Rationality is a central and recurring theme in The Robot's Rebellion. Experimental psychology has demonstrated many kinds of cognitive biases, but the analytic thinking system can be used to override biases arising in Tass.
Stanovich attacks a controversial group of evolutionary psychologists including Cosmides, Tooby and Gigerenzer. One of their mistakes, he argues, is to overestimate the extent to which evolutionary processes have resulted in self-contained "modules" for the control of human behaviour, and correspondingly to overlook the highly general learning and reasoning abilities that people possess. They hardly seem to recognise a role for the analytic system at all. Tass processes favour the fulfilment of short-term goals and immediate gratification. But is it rational to smoke a cigarette, eat a hamburger or initiate an affair with an attractive student without using the analytic system to compute the consequences for our long-term goals?
Stanovich shows that irrationality can arise from the analytic system as well as Tass.
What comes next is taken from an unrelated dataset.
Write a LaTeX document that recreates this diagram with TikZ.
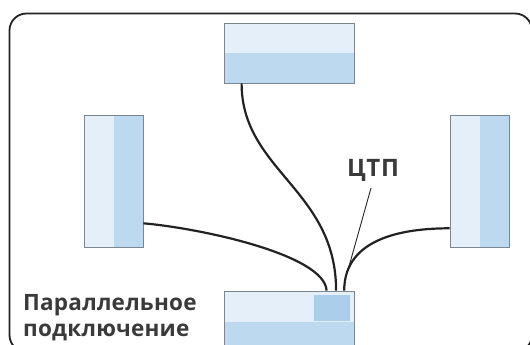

He devotes a chapter to Dawkins's concept of "memes." Like genes, memes are selfish replicators, but they take the form of beliefs and desires that are reproduced through social exchange and influence. There are good memes that help us by reflecting true knowledge of the world about us. However, many memes have self-replicating and defending properties and do not serve the interests of their hosts. Memes conveyed by advertising may persuade us to buy branded products at twice the price of unbranded ones of equal utility. Memeplexes - systems of memes - can be self-defending, as in religious belief systems whose teaching includes resistance to criticism and rejection of alternative beliefs. Thus human rationality also needs the analytic system to provide critical reflection on the memes we acquire daily, in order to discard the useless or harmful and retain the beneficial.
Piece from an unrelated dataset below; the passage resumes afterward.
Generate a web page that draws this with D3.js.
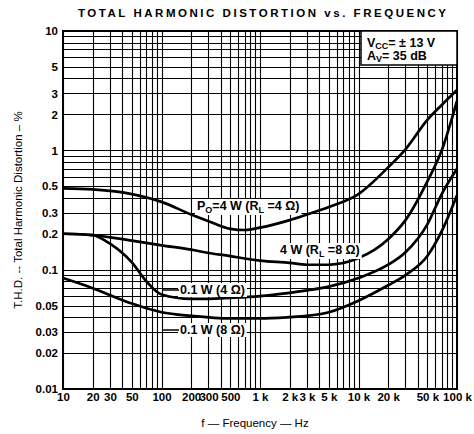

The Robot's Rebellion is a fine book which might radically alter your view of yourself and the world around you. Although he covers a wide range of scientific ground, some of it quite technical, Stanovich maintains a fluent and accessible style. Here we have a first-rate scientist who is concerned not simply to communicate his knowledge to a wider audience, but also to stress its social implications. It is central to his view of rationality that people must understand their evolutionary history, their status as vehicles of their genes and the cognitive architecture of their brains.